Um conceito novo, que nos obriga a pensar as relações na sociedade é o de Comum. Talvez seja o caso de começarmos por ele. Segue texto de Judith Revel.

“O termo “comum” adquiriu depois de algum tempo uma grande importância, um pouco como, há alguns anos, o termo “biopolítica”. Contudo, acho que não é demais repetir que esta noção desmonta, desconstrói e torna impraticável todo o arcabouço conceitual que tem servido de sustentação ao pensamento político moderno desde o século XVII.

O pensamento do comum não pode mais funcionar a partir dos pares dialéticos público/privado ou individual/coletivo. No primeiro caso, o comum denuncia o fato de que se o “privado” é uma apropriação individual, o “público” historicamente representa a apropriação pelo Estado, ou seja, a usurpação que consiste em fazer acreditar que aquilo que não pertence a ninguém (e de fato pertence ao Estado), na realidade pertence a todo mundo. No segundo caso, desafia a oposição entre diferença vista como particularidade, e coletividade – ou generalidade – como universalidade. A teoria política que inscreve a diferença singular no marco do subjetivo, e assim a rejeita e a confina à esfera do “privado” e do “não-partilhável” não funciona porque propõe o outro pólo do político para o lugar do reverso desta esfera: o que é geral (uma vontade geral completamente destituída da carga de subjetividades singulares); o que é universal (que com muita frequência opera a partir a eliminação pura e simples das diferenças ou do reducionismo mais raso de procurar um “mínimo denominador comum” aceitável para todos, ou melhor, que sirva para todas as pessoas); e o que é coletivo (que procede através da despossessão de cada um sem a reapropriação de todos).

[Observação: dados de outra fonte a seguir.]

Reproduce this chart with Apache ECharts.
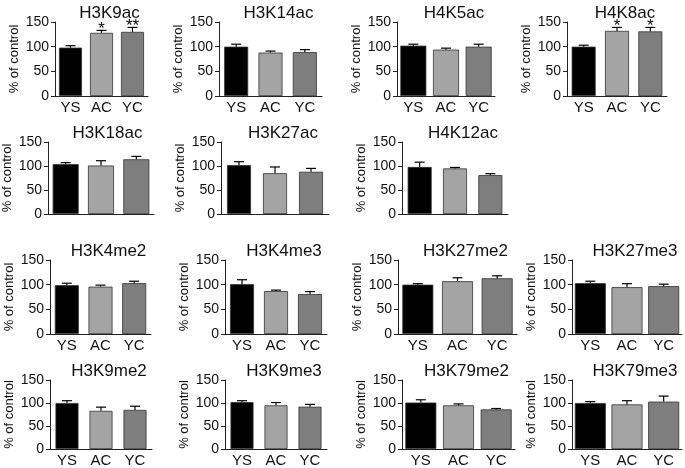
<!DOCTYPE html>
<html>
<head>
<meta charset="utf-8">
<script src="https://cdn.jsdelivr.net/npm/echarts@6/dist/echarts.min.js"></script>
<style>html,body{margin:0;padding:0;background:#fff}#c{width:685px;height:468px}</style>
</head>
<body>
<div id="c"></div>
<script>
// ---- data ----
const categories = ['YS', 'AC', 'YC'];
const markers = ['H3K9ac','H3K14ac','H4K5ac','H4K8ac','H3K18ac','H3K27ac','H4K12ac',
  'H3K4me2','H3K4me3','H3K27me2','H3K27me3','H3K9me2','H3K9me3','H3K79me2','H3K79me3'];
const ysMean = [98, 100, 102, 100, 104, 102, 98, 99, 101, 100, 103, 100, 102, 101, 100];
const acMean = [128, 88, 94, 132, 101, 85, 95, 96, 87, 107, 95, 83, 95, 95, 97];
const ycMean = [130, 89, 100, 131, 114, 88, 81, 103, 81, 113, 97, 85, 92, 86, 103];
const ysErr = [4, 5, 3, 3, 3, 7, 10, 4, 9, 2, 4, 5, 3, 6, 3];
const acErr = [5, 3, 3, 7, 10, 13, 2, 3, 2, 7, 7, 8, 6, 3, 8];
const ycErr = [9, 5, 5, 8, 6, 7, 3, 4, 5, 5, 4, 8, 5, 2, 12];
const ysSig = ['', '', '', '', '', '', '', '', '', '', '', '', '', '', ''];
const acSig = ['*', '', '', '*', '', '', '', '', '', '', '', '', '', '', ''];
const ycSig = ['**', '', '', '*', '', '', '', '', '', '', '', '', '', '', ''];
const yMin = 0, yMax = 150, yStep = 50;
const yAxisName = '% of control';

// ---- layout (positions/styles only) ----
const barColors = ['#000000', '#a4a4a4', '#7e7e7e'];
// [left, top, width, height, barWidth, showXLabels]
const layout = [
  [55, 22, 93, 74, 23, true], [219, 22, 103, 74, 24, true], [397, 22, 98, 74, 26, true], [567, 22, 100, 74, 24, true],
  [45, 142, 109, 72, 26, false], [221, 142, 108, 72, 24, false], [402, 142, 106, 72, 24, false],
  [50, 260, 101, 74, 24, true], [225, 260, 102, 74, 24, true], [398, 260, 119, 74, 31, true], [572, 260, 110, 74, 31, true],
  [50, 380, 102, 72, 23, true], [225, 380, 102, 72, 23, true], [402, 380, 113, 72, 31, true], [572, 380, 110, 72, 31, true]
];
const FONT = 'Liberation Sans, Arial, sans-serif';

const grids = [], xAxes = [], yAxes = [], series = [], titles = [];
markers.forEach((name, i) => {
  const [l, t, w, h, bw, showX] = layout[i];
  grids.push({ left: l, top: t, width: w, height: h, containLabel: false });
  titles.push({
    text: name, left: l + w / 2 + 3, top: t - 22, textAlign: 'center',
    textStyle: { fontFamily: FONT, fontSize: 17, fontWeight: 'normal', color: '#111' }
  });
  xAxes.push({
    type: 'category', gridIndex: i, data: categories,
    axisLine: { lineStyle: { color: '#222', width: 1 } },
    axisTick: { show: false },
    axisLabel: { show: showX, fontFamily: FONT, fontSize: 15, color: '#111', margin: 4 }
  });
  yAxes.push({
    type: 'value', gridIndex: i, min: yMin, max: yMax, interval: yStep,
    name: yAxisName, nameLocation: 'middle', nameGap: 34, nameRotate: 90,
    nameTextStyle: { fontFamily: FONT, fontSize: 13, color: '#111' },
    axisLine: { show: true, lineStyle: { color: '#222', width: 1 } },
    axisTick: { show: true, length: 4, lineStyle: { color: '#222' } },
    axisLabel: { fontFamily: FONT, fontSize: 14, color: '#111', margin: 6 },
    splitLine: { show: false }
  });
  const means = [ysMean[i], acMean[i], ycMean[i]];
  const errs = [ysErr[i], acErr[i], ycErr[i]];
  const sigs = [ysSig[i], acSig[i], ycSig[i]];
  series.push({
    type: 'bar', xAxisIndex: i, yAxisIndex: i, barWidth: bw, silent: true,
    data: means.map((v, k) => ({ value: v, itemStyle: { color: barColors[k], borderColor: '#333', borderWidth: 0.8 } })),
    z: 2
  });
  series.push({
    type: 'custom', xAxisIndex: i, yAxisIndex: i, silent: true, z: 3,
    data: means.map((v, k) => [k, v, errs[k], sigs[k]]),
    encode: { x: 0, y: 1 },
    renderItem: (params, api) => {
      const base = api.coord([api.value(0), api.value(1)]);
      const top = api.coord([api.value(0), api.value(1) + api.value(2)]);
      const cw = 5;
      const children = [
        { type: 'line', shape: { x1: base[0], y1: base[1], x2: top[0], y2: top[1] }, style: { stroke: '#000', lineWidth: 1.2 } },
        { type: 'line', shape: { x1: top[0] - cw, y1: top[1], x2: top[0] + cw, y2: top[1] }, style: { stroke: '#000', lineWidth: 1.2 } }
      ];
      const s = sigs[params.dataIndex];
      if (s) {
        children.push({ type: 'text', z2: 10, style: { text: s, x: top[0], y: top[1] - 10, align: 'center', verticalAlign: 'top', font: '17px ' + FONT, fill: '#000' } });
      }
      return { type: 'group', children };
    }
  });
});

const chart = echarts.init(document.getElementById('c'), null, { renderer: 'canvas' });
chart.setOption({ animation: false, backgroundColor: '#fff', title: titles, grid: grids, xAxis: xAxes, yAxis: yAxes, series });
</script>
</body>
</html>
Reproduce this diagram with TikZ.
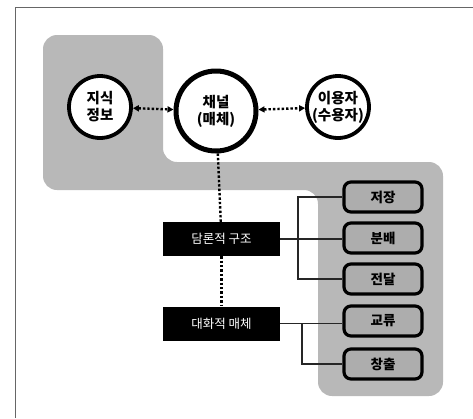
\documentclass[tikz,border=0pt]{standalone}
\usepackage{fontspec}
\setmainfont{Noto Sans CJK KR}
\usetikzlibrary{arrows.meta}
\tikzset{
	circ/.style={circle,draw,line width=3.8pt,fill=white,minimum size=62pt,inner sep=0pt,font=\bfseries\fontsize{14.5}{17}\selectfont,align=center},
	blackbox/.style={rectangle,fill=black,text=white,minimum width=117pt,minimum height=34pt,inner sep=0pt,font=\fontsize{12.5}{14}\selectfont},
	itembox/.style={rectangle,rounded corners=7pt,draw,line width=3.2pt,fill=black!32,minimum width=78pt,minimum height=30pt,inner sep=0pt,font=\bfseries\fontsize{13.5}{15}\selectfont},
	dotline/.style={line width=2.4pt,dotted},
	link/.style={line width=1.3pt,black!85}
}
\begin{document}
\begin{tikzpicture}[x=1pt,y=-1pt]
		\useasboundingbox (0,0) rectangle (473,418);
		\draw[black!60,line width=0.8pt] (15,418) -- (15,7) -- (473,7);
		\fill[black!28,rounded corners=14pt] (43,35) -- (163,35) -- (163,162) -- (443,162) -- (443,396) -- (318,396) -- (318,190) -- (43,190) -- cycle;
		\node[circ] (info) at (100,107) {지식\\정보};
		\node[circ,minimum size=80pt,line width=5pt] (chan) at (216,111) {채널\\(매체)};
		\node[circ] (user) at (338,107) {이용자\\(수용자)};
		\draw[dotline,{Triangle[length=6pt,width=6pt]}-{Triangle[length=6pt,width=6pt]}] (info) -- (chan);
		\draw[dotline,{Triangle[length=6pt,width=6pt]}-{Triangle[length=6pt,width=6pt]}] (chan) -- (user);
		\node[blackbox] (disc) at (221.5,239) {담론적 구조};
		\node[blackbox] (dial) at (221.5,323.5) {대화적 매체};
		\draw[dotline] (chan) -- (disc);
		\draw[dotline] (disc) -- (dial);
		\node[itembox] (store) at (383,197) {저장};
		\node[itembox] (distr) at (383,238) {분배};
		\node[itembox] (trans) at (383,279) {전달};
		\node[itembox] (exch) at (383,321) {교류};
		\node[itembox] (creat) at (383,364) {창출};
		\draw[link] (disc.east) -- (disc.east -| distr.west);
		\draw[link] (store.west) -- (298,197) -- (298,279) -- (trans.west);
		\draw[link] (dial.east) -- (dial.east -| exch.west);
		\draw[link] (302,323.5) -- (302,364) -- (creat.west);
		\end{tikzpicture}
\end{document}
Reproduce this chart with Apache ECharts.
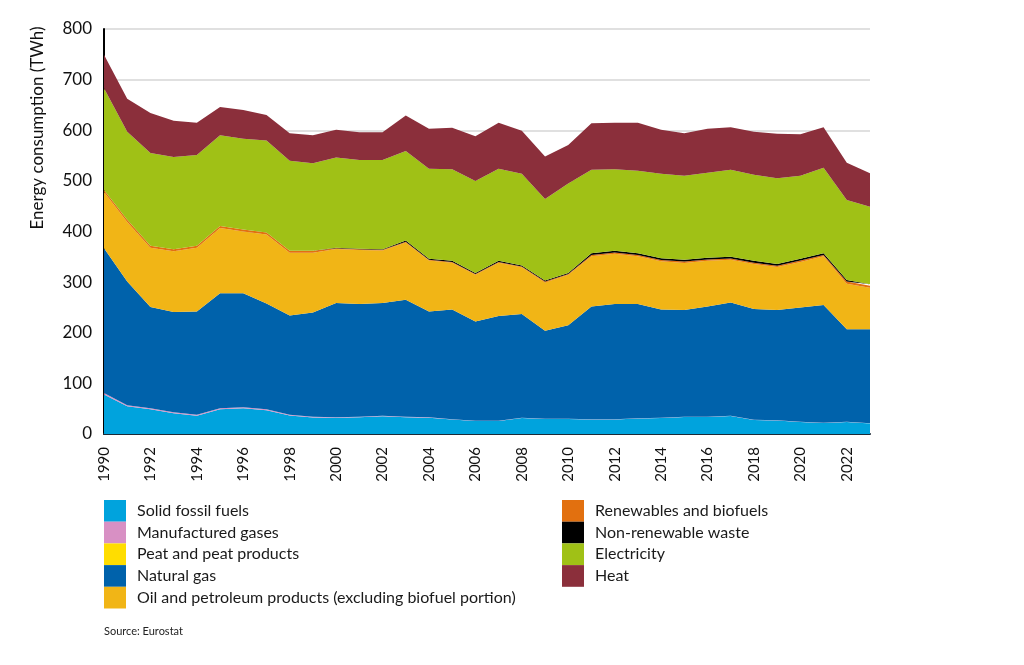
<!DOCTYPE html>
<html>
<head>
<meta charset="utf-8">
<script src="https://cdn.jsdelivr.net/npm/echarts@6/dist/echarts.min.js"></script>
<style>
  html, body { margin: 0; padding: 0; background: #fff; }
  #main { width: 1024px; height: 665px; }
</style>
</head>
<body>
<div id="main"></div>
<script>
// years on the x axis
const years = [];
for (let y = 1990; y <= 2023; y++) years.push(String(y));

// values in TWh
const solidFossil = [78, 55, 49, 41, 36, 49, 51, 47, 36.5, 32.5, 32, 33, 35, 33, 32, 28.5, 25.5, 25.5, 31.5, 29.5, 29.5, 28.5, 28.5, 30.5, 31.5, 33.5, 33.5, 35.5, 27.5, 26.5, 23.5, 21.5, 23.5, 20.5];
const manufGases = [3, 2, 2, 2, 2, 2, 2, 2, 1.5, 1.5, 1, 1, 1, 1, 1, 0.5, 0.5, 0.5, 0.5, 0.5, 0.5, 0.5, 0.5, 0.5, 0.5, 0.5, 0.5, 0.5, 0.5, 0.5, 0.5, 0.5, 0.5, 0.5];
const peat = [0, 0, 0, 0, 0, 0, 0, 0, 0, 0, 0, 0, 0, 0, 0, 0, 0, 0, 0, 0, 0, 0, 0, 0, 0, 0, 0, 0, 0, 0, 0, 0, 0, 0];
const naturalGas = [286, 244, 200, 198, 204, 227, 225, 209, 196, 206, 226, 223, 223, 231, 209, 217, 196, 207, 205, 174, 185, 223, 228, 226, 214, 211, 218, 224, 219, 218, 226, 233, 183, 186];
const oil = [111, 118, 117, 120, 126, 129, 122, 136, 124, 118, 106.5, 106.5, 103.5, 113.5, 100.5, 92.5, 92.5, 105.5, 92.5, 95.5, 99.5, 99, 99, 94, 95, 93, 90, 84, 89, 85, 90, 96, 90, 82];
const renewables = [4, 4, 4, 4, 4, 4, 4, 4, 4, 4, 1.5, 1.5, 1.5, 1.5, 1.5, 1.5, 1.5, 1.5, 1.5, 1.5, 1.5, 2.5, 2.5, 2.5, 2.5, 2.5, 2.5, 2.5, 2.5, 2.5, 2.5, 2.5, 4, 4];
const waste = [0, 0, 0, 0, 0, 0, 0, 0, 0, 0, 1, 1, 1, 2, 2, 2, 2, 2, 2, 2, 2, 3.5, 3.5, 3.5, 3.5, 3.5, 3.5, 3.5, 3.5, 3.5, 3.5, 3.5, 3, 3];
const electricity = [201, 174, 183, 182, 179, 179, 179, 182, 178, 173, 178, 175, 176, 177, 178, 181, 182, 182, 181, 161, 177, 165, 161, 163, 167, 166, 168, 172, 170, 169, 164, 169, 158, 153];
const heat = [66, 65, 79, 72, 64, 56, 57, 50, 54, 55, 55, 55, 55, 70, 79, 82, 88, 91, 85, 84, 76, 92, 92, 95, 87, 84, 87, 84, 85, 88, 82, 80, 74, 66];

const seriesNames = [
  'Solid fossil fuels',
  'Manufactured gases',
  'Peat and peat products',
  'Natural gas',
  'Oil and petroleum products (excluding biofuel portion)',
  'Renewables and biofuels',
  'Non-renewable waste',
  'Electricity',
  'Heat'
];
const seriesData = [solidFossil, manufGases, peat, naturalGas, oil, renewables, waste, electricity, heat];
const colors = ['#00a3dd', '#d890c4', '#ffdd00', '#0062ab', '#f1b516', '#e2700f', '#000000', '#a0c116', '#8b2f3b'];

const chart = echarts.init(document.getElementById('main'));

const series = seriesNames.map((name, i) => ({
  name: name,
  type: 'line',
  stack: 'total',
  data: seriesData[i],
  showSymbol: false,
  symbol: 'none',
  lineStyle: { width: 0 },
  itemStyle: { color: colors[i] },
  areaStyle: { color: colors[i], opacity: 1 },
  emphasis: { disabled: true }
}));

const legendBase = {
  orient: 'vertical',
  icon: 'rect',
  itemWidth: 22,
  itemHeight: 21.7,
  itemGap: 0,
  padding: 0,
  selectedMode: false,
  itemStyle: { borderWidth: 0 },
  textStyle: {
    fontFamily: 'Lato',
    fontSize: 16,
    color: '#1a1a1a',
    padding: [0, 0, 0, 6],
    lineHeight: 21.7
  }
};

const option = {
  animation: false,
  textStyle: { fontFamily: 'Lato' },
  grid: { left: 104, right: 154, top: 29, bottom: 231, containLabel: false },
  legend: [
    Object.assign({}, legendBase, { left: 104, top: 500, data: seriesNames.slice(0, 5) }),
    Object.assign({}, legendBase, { left: 562, top: 500, data: seriesNames.slice(5) })
  ],
  xAxis: {
    type: 'category',
    boundaryGap: false,
    data: years,
    axisLine: { show: true, lineStyle: { color: '#1c2a36', width: 2 } },
    axisTick: { show: false },
    axisLabel: {
      interval: 1,
      rotate: 90,
      margin: 13,
      fontSize: 15,
      color: '#111',
      fontFamily: 'Lato'
    },
    splitLine: { show: false }
  },
  yAxis: {
    type: 'value',
    min: 0,
    max: 800,
    interval: 100,
    axisLine: { show: true, lineStyle: { color: '#000', width: 2 } },
    axisTick: { show: false },
    axisLabel: { fontSize: 17, color: '#111', margin: 12, fontFamily: 'Lato' },
    splitLine: { show: true, lineStyle: { color: '#d6d6d6', width: 1.5 } }
  },
  graphic: [
    {
      type: 'text',
      x: 38,
      y: 128,
      rotation: Math.PI / 2,
      style: {
        text: 'Energy consumption (TWh)',
        fontFamily: 'Lato',
        fontSize: 17,
        fill: '#111',
        textAlign: 'center',
        textVerticalAlign: 'middle'
      }
    },
    {
      type: 'text',
      left: 104,
      top: 626,
      style: {
        text: 'Source: Eurostat',
        fontFamily: 'Lato',
        fontSize: 11,
        fill: '#222'
      }
    }
  ],
  series: series
};

chart.setOption(option);
</script>
</body>
</html>
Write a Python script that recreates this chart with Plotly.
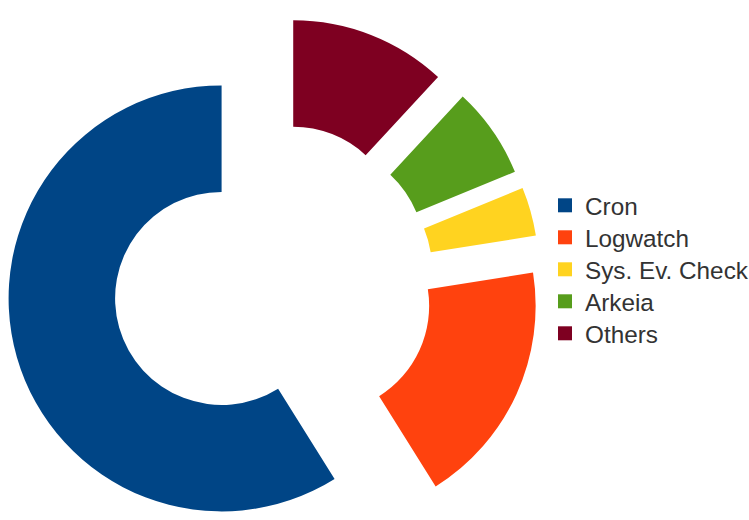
import math
import plotly.graph_objects as go

# ---- data ----
LABELS = ["Cron", "Logwatch", "Sys. Ev. Check", "Arkeia", "Others"]
VALUES = [58.9, 18.6, 3.7, 6.9, 11.9]
COLORS = ["#004586", "#ff420e", "#ffd320", "#579d1c", "#7e0021"]

# ---- layout constants (pixels) ----
W, H = 749, 520
CENTER_X, CENTER_Y = 273.5, 283.5   # un-exploded centre of the donut
RADIUS = 213.0
PULL_PX = 54.0                      # explode distance of every slice
HOLE = 0.5
LEG_X = 545.0
LEG_TOP = 205.5
LEG_STEP = 32.0

total = sum(VALUES)
rotation = 360.0 * (1 - VALUES[0] / total)

fig = go.Figure()

# one pie trace per exploded slice (other slices transparent)
cum = 0.0
for i, val in enumerate(VALUES):
    mid = (cum + val / 2.0) / total * 2 * math.pi   # counter-clockwise from 12 o'clock
    cum += val
    cx = CENTER_X - PULL_PX * math.sin(mid)
    cy = CENTER_Y - PULL_PX * math.cos(mid)
    cols = [c if j == i else "rgba(0,0,0,0)" for j, c in enumerate(COLORS)]
    fig.add_trace(go.Pie(
        values=VALUES, labels=LABELS, sort=False,
        direction="counterclockwise", rotation=rotation, hole=HOLE,
        marker=dict(colors=cols, line=dict(width=0)),
        textinfo="none", hoverinfo="skip", showlegend=False,
        domain=dict(x=[max(0, (cx - RADIUS) / W), min(1, (cx + RADIUS) / W)],
                    y=[max(0, 1 - (cy + RADIUS) / H), min(1, 1 - (cy - RADIUS) / H)]),
    ))

# legend entries
legends = {}
for i, (lab, col) in enumerate(zip(LABELS, COLORS)):
    key = "legend" if i == 0 else f"legend{i + 1}"
    fig.add_trace(go.Scatter(
        x=[None], y=[None], mode="markers", name=lab,
        marker=dict(symbol="square", size=14, color=col, line=dict(width=0)),
        legend=key, showlegend=True, hoverinfo="skip",
    ))
    legends[key] = dict(
        x=LEG_X / W, y=1 - (LEG_TOP + i * LEG_STEP) / H,
        xanchor="left", yanchor="middle",
        font=dict(family="Liberation Sans, Arial, sans-serif", size=24.3, color="#333333"),
        bgcolor="rgba(0,0,0,0)", borderwidth=0,
    )

fig.update_layout(
    width=W, height=H,
    margin=dict(l=0, r=0, t=0, b=0, autoexpand=False),
    paper_bgcolor="white", plot_bgcolor="white",
    xaxis=dict(visible=False), yaxis=dict(visible=False),
    **legends,
)

fig.write_html("out.html")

O “comum” exige ao contrário ser pensado como persistência das diferenças singulares enquanto diferenças, num agenciamento diferencial destas diferenças. Ele precisa ser experimentado como partilha das diferenças, ou seja, como construção de um espaço – político, subjetivo e de vida – onde cada um reforça por sua própria diferença a potência desta comunalidade com o outro. O comum é uma construção radicalmente democrática das singularidades – onde a radicalidade desta democracia desde baixo seria uma garantia absoluta de universalidade, e onde colocar em comum as singularidades em seu devir-diferencial constitui a própria construção de uma vida compartilhada, ou seja, de uma comunidade, de uma polis, de uma política ainda inédita.”

(Judith Revel, filósofa italiana)

Comentários

  1. Reflexões sobre o texto acima:
    1) O conceito de Comum se diferencia do de Público (Estatal).
    2) O Comum faz repensar a política.

    Aprofundar isso é muito importante.